There is a class 9 or class 10 theorem that "The angle subtended by an arc at the centre is double the angle subtended by it at any point on the remaining part of the circle." Now the proof which is taught to us is like-
Let there be a circle with centre O.
$$∠BOQ=∠OAQ+∠AQO …..(1)
$$Also, in △ OAQ,
$$OA=OQ [Radii of a circle]
$$Therefore,
$$∠OAQ=∠OQA $$ [Angles opposite to equal sides are equal]
$$∠BOQ=2∠OAQ …….(2)
$$Similarly, BOP=2∠OAP ……..(3)
Adding 2 & 3, we get,
$$∠BOP+∠BOQ=2(∠OAP+∠OAQ) $$
$$∠POQ=2∠PAQ …….(4) $$
This I have understood. But let's say I altered the diagram like this.
In this O is the centre I tried using exterior property but failed. Mind you you might start proving it by same segment. Angle in same segment are equal. If we using this segment property then we can prove this but to prove that angle in same segment are equal we use angle subtended in circle is double at any point on circle and like using each other to prove each other seems a bit wrong. So is really the angle subtended at centre is wrong or I am missing to solve it here?
Best Answer
The standard approach to the Inscribed Angle Theorem, as shown in most high school textbooks on geometry, is to start by proving it for the special case when one side of the angle is a diameter. They then treat the general case by drawing in an auxiliary diameter through the vertex of the angle, as shown below. Case 1 is from the source, and Case 2 is from the OP's drawing here.
Edit: At the original poster's request, I am providing an explicit proof for Case 2, rather than an argument sketch.
As in Case 1, the proof begins by drawing the diameter $AB$, showing that the measure of Angle $PAB$ is half the measure of Arc $PB$, and that the measure of angle $QAB$ is half the measure of Arc $QB$. As these proofs were given in the original post; as the arguments are identical in both cases; and as drawing in the radii would needlessly complicate the diagrams, I trust it is safe to omit full demonstrations of these preliminaries.
Once we've established that $m \angle PAB = \frac{1}{2} m \text{ Arc } PB$, $m \angle QAB = \frac{1}{2} m \text{ Arc } QB$, the proof of Case 2 looks a lot like Case 1, except we subtract instead of add: since $$m \angle PAQ = m \angle PAB - m \angle QAB$$ and $$m \text{ Arc } PQ = m \text{ Arc } PB - m \text{ Arc } QB,$$ we get
\begin{align*} m \angle PAQ &= m \angle PAB - m \angle QAB \\ &= \frac{1}{2} (m \text{ Arc } PB - m \text{ Arc } QB) \\ &= \frac{1}{2} m \text{ Arc } PQ, \ \end{align*} and our argument is complete.

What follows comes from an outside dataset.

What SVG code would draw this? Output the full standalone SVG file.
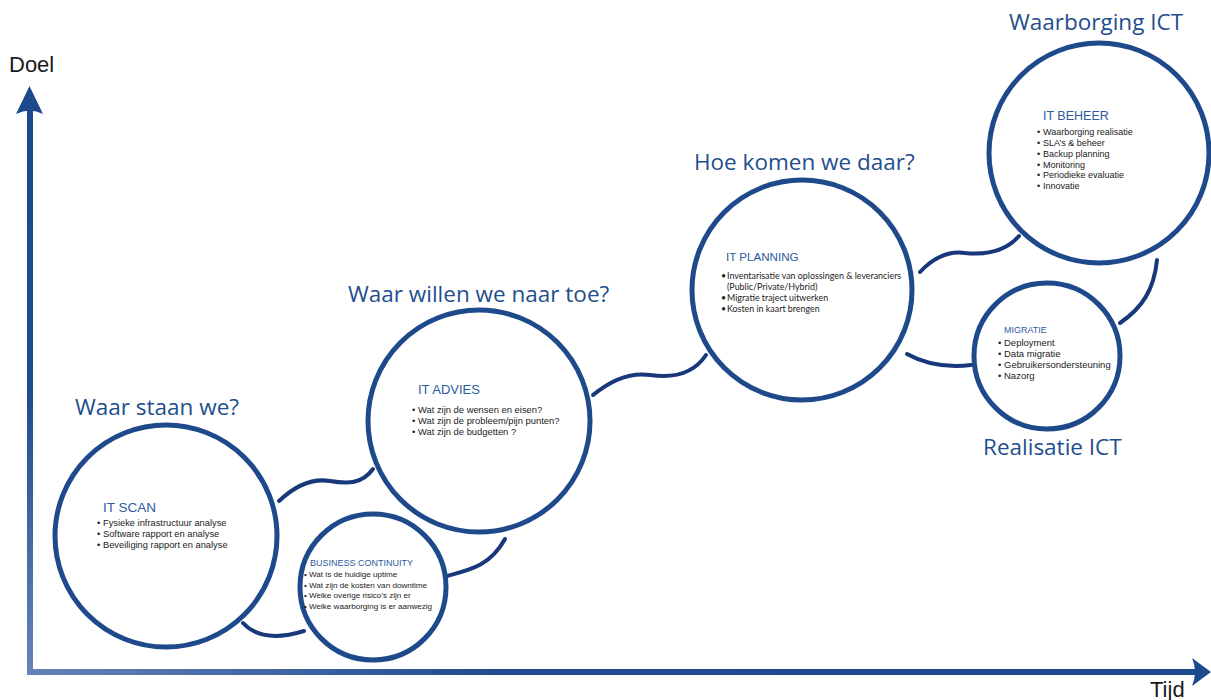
<svg xmlns="http://www.w3.org/2000/svg" width="1211" height="700" viewBox="0 0 1211 700">
<defs>
<linearGradient id="gv" x1="0" y1="1" x2="0" y2="0"><stop offset="0" stop-color="#6783b8"/><stop offset="0.5" stop-color="#1f4c8e"/><stop offset="1" stop-color="#1c4a8c"/></linearGradient>
<linearGradient id="gh" x1="0" y1="0" x2="1" y2="0"><stop offset="0" stop-color="#6783b8"/><stop offset="0.4" stop-color="#1f4c8e"/><stop offset="1" stop-color="#1c4a8c"/></linearGradient>
<style>
.c{fill:#fff;stroke:#1e4a8b;stroke-width:5}
.k{fill:none;stroke:#17387a;stroke-width:4;stroke-linecap:round}
.h{font-family:"Open Sans","Liberation Sans",sans-serif;font-size:22.5px;fill:#1f4e8c}
.ax{font-family:"Liberation Sans",Arial,sans-serif;font-size:22px;fill:#1a1a1a}
.t{font-family:"Liberation Sans",Arial,sans-serif;fill:#2d5a9e}
.b{font-family:"Liberation Sans",Arial,sans-serif;fill:#222}
.bl{font-family:Lato,"Liberation Sans",sans-serif;fill:#222}
</style>
</defs>
<rect width="1211" height="700" fill="#fff"/>
<g id="axes">
<rect x="27" y="108" width="6" height="567" fill="url(#gv)"/>
<path d="M29.5,86 L43,114 Q30,107 16,114 Z" fill="#1c4a8c"/>
<rect x="27" y="669" width="1170" height="6" fill="url(#gh)"/>
<path d="M1211,672 L1192,686 Q1198,672 1192,658 Z" fill="#1c4a8c"/>
<text class="ax" x="9" y="72">Doel</text>
<text class="ax" x="1150" y="697">Tijd</text>
</g>
<g id="headings">
<text class="h" x="75" y="415">Waar staan we?</text>
<text class="h" x="348" y="302">Waar willen we naar toe?</text>
<text class="h" x="694" y="170">Hoe komen we daar?</text>
<text class="h" x="1009" y="30">Waarborging ICT</text>
<text class="h" x="983" y="455">Realisatie ICT</text>
</g>
<g id="connectors">
<path class="k" d="M279,501 C296,485 312,478 330,481 C348,484 362,484 373,469"/>
<path class="k" d="M243,623 C255,636 275,640 304,631"/>
<path class="k" d="M447,576 C470,570 490,566 505,539"/>
<path class="k" d="M593,395 C610,381 630,372 650,375 C670,378 692,376 706,355"/>
<path class="k" d="M920,272 C935,256 950,251 965,253 C985,255 1005,252 1019,236"/>
<path class="k" d="M907,354 C925,364 945,368 971,365"/>
<path class="k" d="M1120,323 C1142,308 1154,290 1157,260"/>
</g>
<g id="it-scan">
<circle class="c" cx="166" cy="536" r="111"/>
<text class="t" x="103" y="512" font-size="13.5">IT SCAN</text>
<text class="b" font-size="9.3">
<tspan x="97" y="526">•</tspan><tspan x="103" y="526">Fysieke infrastructuur analyse</tspan>
<tspan x="97" y="537">•</tspan><tspan x="103" y="537">Software rapport en analyse</tspan>
<tspan x="97" y="548">•</tspan><tspan x="103" y="548">Beveiliging rapport en analyse</tspan>
</text>
</g>
<g id="business-continuity">
<circle class="c" cx="373" cy="587" r="73"/>
<text class="t" x="310" y="566" font-size="9">BUSINESS CONTINUITY</text>
<text class="b" font-size="8.1">
<tspan x="304" y="577">•</tspan><tspan x="309" y="577">Wat is de huidige uptime</tspan>
<tspan x="304" y="588">•</tspan><tspan x="309" y="588">Wat zijn de kosten van downtime</tspan>
<tspan x="304" y="598">•</tspan><tspan x="309" y="598">Welke overige risico’s zijn er</tspan>
<tspan x="304" y="609">•</tspan><tspan x="309" y="609">Welke waarborging is er aanwezig</tspan>
</text>
</g>
<g id="it-advies">
<circle class="c" cx="479" cy="421" r="111"/>
<text class="t" x="418" y="394" font-size="13">IT ADVIES</text>
<text class="b" font-size="9.4">
<tspan x="412" y="413">•</tspan><tspan x="418" y="413">Wat zijn de wensen en eisen?</tspan>
<tspan x="412" y="424">•</tspan><tspan x="418" y="424">Wat zijn de probleem/pijn punten?</tspan>
<tspan x="412" y="435">•</tspan><tspan x="418" y="435">Wat zijn de budgetten ?</tspan>
</text>
</g>
<g id="it-planning">
<circle class="c" cx="802" cy="290" r="110"/>
<text class="t" x="726" y="261" font-size="11.6">IT PLANNING</text>
<text class="bl" font-size="8.9">
<tspan x="721" y="279">•</tspan><tspan x="727" y="279">Inventarisatie van oplossingen &amp; leveranciers</tspan>
<tspan x="727" y="290">(Public/Private/Hybrid)</tspan>
<tspan x="721" y="301">•</tspan><tspan x="727" y="301">Migratie traject uitwerken</tspan>
<tspan x="721" y="312">•</tspan><tspan x="727" y="312">Kosten in kaart brengen</tspan>
</text>
</g>
<g id="migratie">
<circle class="c" cx="1047" cy="356" r="73"/>
<text class="t" x="1004" y="333" font-size="9">MIGRATIE</text>
<text class="b" font-size="9.5">
<tspan x="998" y="345.5">•</tspan><tspan x="1004" y="345.5">Deployment</tspan>
<tspan x="998" y="357">•</tspan><tspan x="1004" y="357">Data migratie</tspan>
<tspan x="998" y="368">•</tspan><tspan x="1004" y="368">Gebruikersondersteuning</tspan>
<tspan x="998" y="379">•</tspan><tspan x="1004" y="379">Nazorg</tspan>
</text>
</g>
<g id="it-beheer">
<circle class="c" cx="1099" cy="153" r="110"/>
<text class="t" x="1043" y="120" font-size="12.5">IT BEHEER</text>
<text class="b" font-size="9">
<tspan x="1037" y="135">•</tspan><tspan x="1043" y="135">Waarborging realisatie</tspan>
<tspan x="1037" y="146">•</tspan><tspan x="1043" y="146">SLA’s &amp; beheer</tspan>
<tspan x="1037" y="157">•</tspan><tspan x="1043" y="157">Backup planning</tspan>
<tspan x="1037" y="167.5">•</tspan><tspan x="1043" y="167.5">Monitoring</tspan>
<tspan x="1037" y="178">•</tspan><tspan x="1043" y="178">Periodieke evaluatie</tspan>
<tspan x="1037" y="189">•</tspan><tspan x="1043" y="189">Innovatie</tspan>
</text>
</g>
</svg>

Since you ask for a "reputable source," here is how Pearson's Common Core geometry textbook, widely used in US high schools, approaches the Inscribed Angle Theorem (pp. 780-781):
The pictures they draw for Exercises 26 and 27, in the same section of the textbook, are substantially equivalent to the ones I drew above for Cases 1 and 2 above (which the textbook refers to as "Case II" and "Case III" respectively). It seems noteworthy, per OP's request for a proof, that the student edition of the textbook does not explicitly fill in the proof of Cases 1 and 2 above, but assumes that a motivated and intelligent high school student would be able to come up with the details themselves, from seeing the demonstration when one side of the angle is a diameter.
Edit 2: Wanted to provide another source. Matthew Harvey (math professor at UVA) has a fascinating and readable free geometry textbook available on his university webpage. He gives an explicit proof of the Inscribed Angle Theorem on pages 12-13 of Chapter 16, "Circles". Harvey's proof is exactly the one given in my answer, and outlined in Pearson's geometry textbook. It covers the case which OP was confused about, where angle/arc subtraction is necessary.